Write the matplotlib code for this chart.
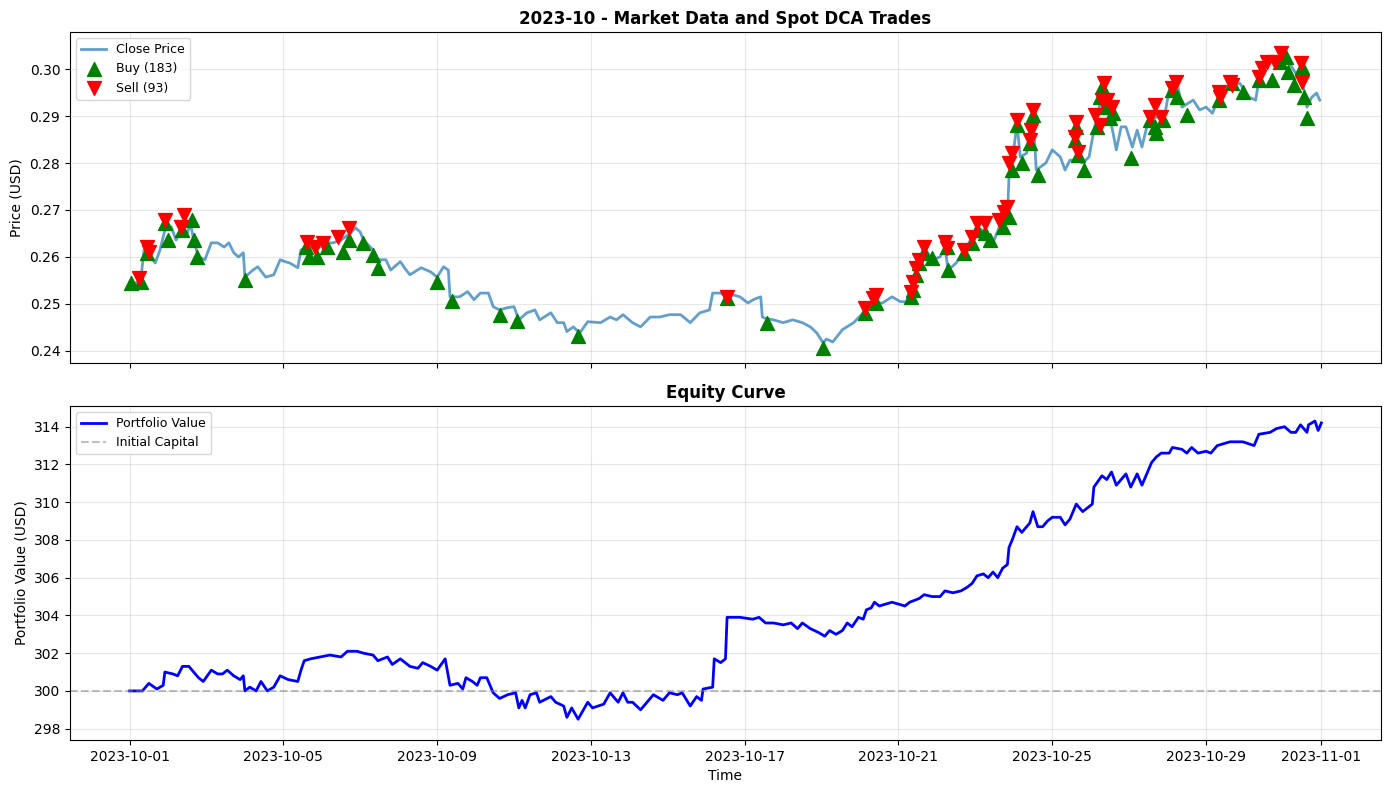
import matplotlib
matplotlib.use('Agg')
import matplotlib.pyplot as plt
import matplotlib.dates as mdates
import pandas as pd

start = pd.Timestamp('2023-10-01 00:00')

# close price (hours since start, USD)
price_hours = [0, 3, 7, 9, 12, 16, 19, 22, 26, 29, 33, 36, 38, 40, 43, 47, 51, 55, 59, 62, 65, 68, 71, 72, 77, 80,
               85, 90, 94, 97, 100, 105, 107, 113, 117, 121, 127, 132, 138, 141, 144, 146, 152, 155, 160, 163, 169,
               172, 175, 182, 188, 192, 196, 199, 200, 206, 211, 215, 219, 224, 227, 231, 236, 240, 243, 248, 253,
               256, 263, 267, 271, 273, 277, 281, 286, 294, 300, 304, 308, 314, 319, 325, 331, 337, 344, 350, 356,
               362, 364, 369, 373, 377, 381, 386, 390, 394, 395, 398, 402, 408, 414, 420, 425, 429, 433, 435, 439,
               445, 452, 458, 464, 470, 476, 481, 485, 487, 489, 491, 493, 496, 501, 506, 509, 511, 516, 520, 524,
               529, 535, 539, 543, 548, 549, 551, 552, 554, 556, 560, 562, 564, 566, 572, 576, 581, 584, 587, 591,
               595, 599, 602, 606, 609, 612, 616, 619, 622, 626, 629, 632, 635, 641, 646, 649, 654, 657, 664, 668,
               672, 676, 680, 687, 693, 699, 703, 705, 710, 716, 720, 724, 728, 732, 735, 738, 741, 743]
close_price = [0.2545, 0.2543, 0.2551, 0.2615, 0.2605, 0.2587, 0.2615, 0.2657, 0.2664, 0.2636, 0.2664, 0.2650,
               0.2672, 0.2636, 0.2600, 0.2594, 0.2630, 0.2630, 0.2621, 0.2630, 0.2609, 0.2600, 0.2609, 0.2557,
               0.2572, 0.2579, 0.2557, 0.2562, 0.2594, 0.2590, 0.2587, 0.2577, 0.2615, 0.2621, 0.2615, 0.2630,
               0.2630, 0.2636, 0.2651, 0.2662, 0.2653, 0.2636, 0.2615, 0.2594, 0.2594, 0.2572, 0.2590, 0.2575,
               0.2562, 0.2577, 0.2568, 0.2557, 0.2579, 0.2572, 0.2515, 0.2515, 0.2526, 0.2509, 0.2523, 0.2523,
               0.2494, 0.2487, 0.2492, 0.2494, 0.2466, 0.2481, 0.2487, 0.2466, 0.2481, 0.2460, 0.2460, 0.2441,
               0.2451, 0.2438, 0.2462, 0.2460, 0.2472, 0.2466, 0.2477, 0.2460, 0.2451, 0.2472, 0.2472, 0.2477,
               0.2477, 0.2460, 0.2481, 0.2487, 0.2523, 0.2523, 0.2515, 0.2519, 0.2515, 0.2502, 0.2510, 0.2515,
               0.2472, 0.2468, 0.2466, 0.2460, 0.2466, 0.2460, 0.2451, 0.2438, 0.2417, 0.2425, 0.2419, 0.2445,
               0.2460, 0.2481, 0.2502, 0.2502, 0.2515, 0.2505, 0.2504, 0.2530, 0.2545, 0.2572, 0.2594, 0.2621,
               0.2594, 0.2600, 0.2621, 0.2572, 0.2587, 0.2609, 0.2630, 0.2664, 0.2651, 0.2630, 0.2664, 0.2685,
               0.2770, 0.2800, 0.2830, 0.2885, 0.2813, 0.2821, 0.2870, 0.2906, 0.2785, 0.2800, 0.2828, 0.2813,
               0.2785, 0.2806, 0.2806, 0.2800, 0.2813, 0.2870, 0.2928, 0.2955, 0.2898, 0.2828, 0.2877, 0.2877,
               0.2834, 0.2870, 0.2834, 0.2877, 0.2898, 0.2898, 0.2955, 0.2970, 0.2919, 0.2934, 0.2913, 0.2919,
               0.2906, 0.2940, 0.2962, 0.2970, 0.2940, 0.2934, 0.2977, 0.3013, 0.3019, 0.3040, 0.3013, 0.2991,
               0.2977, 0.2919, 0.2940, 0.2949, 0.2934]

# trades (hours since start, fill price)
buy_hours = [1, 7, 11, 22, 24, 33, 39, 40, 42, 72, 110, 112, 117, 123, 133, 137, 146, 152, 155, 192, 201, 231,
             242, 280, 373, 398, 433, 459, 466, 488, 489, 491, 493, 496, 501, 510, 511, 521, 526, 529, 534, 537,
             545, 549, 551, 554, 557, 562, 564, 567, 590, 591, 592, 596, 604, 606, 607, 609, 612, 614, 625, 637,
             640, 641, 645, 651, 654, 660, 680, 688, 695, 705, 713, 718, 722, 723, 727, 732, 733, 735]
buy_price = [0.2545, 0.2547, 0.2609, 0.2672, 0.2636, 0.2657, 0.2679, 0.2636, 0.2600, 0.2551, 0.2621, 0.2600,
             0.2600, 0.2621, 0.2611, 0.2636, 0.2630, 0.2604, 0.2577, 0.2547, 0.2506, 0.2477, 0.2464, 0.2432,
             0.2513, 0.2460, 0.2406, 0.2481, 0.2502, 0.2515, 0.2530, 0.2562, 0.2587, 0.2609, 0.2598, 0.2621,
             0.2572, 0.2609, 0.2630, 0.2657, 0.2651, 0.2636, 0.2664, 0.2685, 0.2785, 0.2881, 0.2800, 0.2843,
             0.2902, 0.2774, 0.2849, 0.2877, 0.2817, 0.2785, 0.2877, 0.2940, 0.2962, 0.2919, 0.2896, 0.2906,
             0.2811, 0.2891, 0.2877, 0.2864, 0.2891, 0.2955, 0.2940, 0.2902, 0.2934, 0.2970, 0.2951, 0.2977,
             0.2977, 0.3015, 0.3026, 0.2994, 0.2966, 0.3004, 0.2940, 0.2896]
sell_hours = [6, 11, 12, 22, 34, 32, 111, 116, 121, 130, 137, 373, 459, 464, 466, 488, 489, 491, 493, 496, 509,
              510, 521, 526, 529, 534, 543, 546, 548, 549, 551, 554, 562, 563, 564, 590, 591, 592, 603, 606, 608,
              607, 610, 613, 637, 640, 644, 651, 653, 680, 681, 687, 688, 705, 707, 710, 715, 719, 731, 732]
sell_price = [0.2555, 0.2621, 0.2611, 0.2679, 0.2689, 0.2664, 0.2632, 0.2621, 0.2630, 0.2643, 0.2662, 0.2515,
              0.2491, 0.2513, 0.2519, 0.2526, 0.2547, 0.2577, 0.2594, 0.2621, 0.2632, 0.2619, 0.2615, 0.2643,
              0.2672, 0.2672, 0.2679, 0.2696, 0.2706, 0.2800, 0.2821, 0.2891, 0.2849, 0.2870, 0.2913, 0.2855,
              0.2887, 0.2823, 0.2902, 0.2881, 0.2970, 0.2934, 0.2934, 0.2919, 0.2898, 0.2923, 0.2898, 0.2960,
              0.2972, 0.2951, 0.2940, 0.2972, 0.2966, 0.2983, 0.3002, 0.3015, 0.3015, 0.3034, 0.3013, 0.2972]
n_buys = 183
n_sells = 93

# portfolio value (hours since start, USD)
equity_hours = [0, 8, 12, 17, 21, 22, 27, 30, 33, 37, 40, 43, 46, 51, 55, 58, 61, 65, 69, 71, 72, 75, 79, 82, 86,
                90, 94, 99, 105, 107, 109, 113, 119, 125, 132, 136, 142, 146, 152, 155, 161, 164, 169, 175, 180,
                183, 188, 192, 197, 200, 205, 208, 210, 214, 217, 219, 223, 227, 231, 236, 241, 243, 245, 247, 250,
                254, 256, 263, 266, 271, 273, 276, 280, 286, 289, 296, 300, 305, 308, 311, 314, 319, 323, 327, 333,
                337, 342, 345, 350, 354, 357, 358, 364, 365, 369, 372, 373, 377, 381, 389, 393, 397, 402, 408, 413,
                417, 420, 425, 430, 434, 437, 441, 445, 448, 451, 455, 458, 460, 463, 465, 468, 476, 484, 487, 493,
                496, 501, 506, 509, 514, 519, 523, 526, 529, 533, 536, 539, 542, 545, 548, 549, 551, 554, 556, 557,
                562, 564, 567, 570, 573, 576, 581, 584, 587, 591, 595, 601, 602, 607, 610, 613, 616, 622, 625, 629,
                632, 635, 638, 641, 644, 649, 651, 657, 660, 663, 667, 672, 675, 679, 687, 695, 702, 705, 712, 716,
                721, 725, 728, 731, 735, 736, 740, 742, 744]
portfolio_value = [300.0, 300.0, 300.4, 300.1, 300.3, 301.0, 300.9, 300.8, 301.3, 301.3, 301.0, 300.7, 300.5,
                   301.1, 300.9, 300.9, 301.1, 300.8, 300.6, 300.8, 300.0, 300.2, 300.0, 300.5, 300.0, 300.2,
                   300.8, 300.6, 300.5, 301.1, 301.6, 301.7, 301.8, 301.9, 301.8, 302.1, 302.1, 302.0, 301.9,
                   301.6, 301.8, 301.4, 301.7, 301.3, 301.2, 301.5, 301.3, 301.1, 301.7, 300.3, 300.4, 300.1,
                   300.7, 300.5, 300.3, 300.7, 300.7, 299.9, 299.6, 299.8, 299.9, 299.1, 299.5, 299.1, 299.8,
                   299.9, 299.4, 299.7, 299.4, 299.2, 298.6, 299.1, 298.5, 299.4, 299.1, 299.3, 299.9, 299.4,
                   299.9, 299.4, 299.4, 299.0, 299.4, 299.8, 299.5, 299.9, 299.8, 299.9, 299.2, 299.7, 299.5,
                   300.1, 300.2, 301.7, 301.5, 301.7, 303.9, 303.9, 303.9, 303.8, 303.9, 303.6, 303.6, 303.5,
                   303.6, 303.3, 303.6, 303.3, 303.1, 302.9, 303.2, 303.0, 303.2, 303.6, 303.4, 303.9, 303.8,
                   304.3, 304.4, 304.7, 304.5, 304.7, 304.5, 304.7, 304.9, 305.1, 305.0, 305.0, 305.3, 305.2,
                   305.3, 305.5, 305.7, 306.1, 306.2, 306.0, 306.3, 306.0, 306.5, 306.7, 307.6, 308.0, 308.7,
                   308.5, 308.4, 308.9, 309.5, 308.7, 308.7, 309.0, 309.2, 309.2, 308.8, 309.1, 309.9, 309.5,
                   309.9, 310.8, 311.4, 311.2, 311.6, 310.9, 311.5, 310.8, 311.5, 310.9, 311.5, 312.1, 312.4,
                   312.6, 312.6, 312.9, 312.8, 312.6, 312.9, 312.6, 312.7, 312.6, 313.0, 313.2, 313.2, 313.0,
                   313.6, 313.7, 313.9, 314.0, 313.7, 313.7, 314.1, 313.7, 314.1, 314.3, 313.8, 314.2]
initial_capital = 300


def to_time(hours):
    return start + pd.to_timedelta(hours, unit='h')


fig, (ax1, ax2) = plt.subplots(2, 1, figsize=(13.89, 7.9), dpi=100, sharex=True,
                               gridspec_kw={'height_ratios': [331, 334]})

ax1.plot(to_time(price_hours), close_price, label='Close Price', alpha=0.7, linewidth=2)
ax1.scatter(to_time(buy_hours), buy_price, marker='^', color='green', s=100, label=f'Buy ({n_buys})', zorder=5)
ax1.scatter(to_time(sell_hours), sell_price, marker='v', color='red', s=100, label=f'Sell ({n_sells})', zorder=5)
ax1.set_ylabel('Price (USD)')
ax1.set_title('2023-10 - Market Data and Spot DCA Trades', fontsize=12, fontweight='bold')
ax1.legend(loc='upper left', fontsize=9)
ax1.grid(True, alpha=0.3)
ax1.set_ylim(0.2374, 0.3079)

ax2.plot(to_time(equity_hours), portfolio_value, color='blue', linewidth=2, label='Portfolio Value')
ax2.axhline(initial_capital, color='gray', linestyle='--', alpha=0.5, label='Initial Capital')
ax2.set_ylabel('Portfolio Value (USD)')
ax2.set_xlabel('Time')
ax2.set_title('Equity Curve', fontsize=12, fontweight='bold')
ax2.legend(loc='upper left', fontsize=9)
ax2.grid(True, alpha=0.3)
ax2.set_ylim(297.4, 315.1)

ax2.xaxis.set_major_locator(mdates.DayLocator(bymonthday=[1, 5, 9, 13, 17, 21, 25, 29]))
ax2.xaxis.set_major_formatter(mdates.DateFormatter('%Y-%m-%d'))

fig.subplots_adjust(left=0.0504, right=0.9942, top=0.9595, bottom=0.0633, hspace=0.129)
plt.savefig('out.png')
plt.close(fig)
======
Copy nothing but the lines from the top of the data down to the line containing "start = pd.Timestamp('2023-10-01 00:00')", and leave the pictures out.

**Correct output:**
Write the matplotlib code for this chart.
import matplotlib
matplotlib.use('Agg')
import matplotlib.pyplot as plt
import matplotlib.dates as mdates
import pandas as pd

start = pd.Timestamp('2023-10-01 00:00')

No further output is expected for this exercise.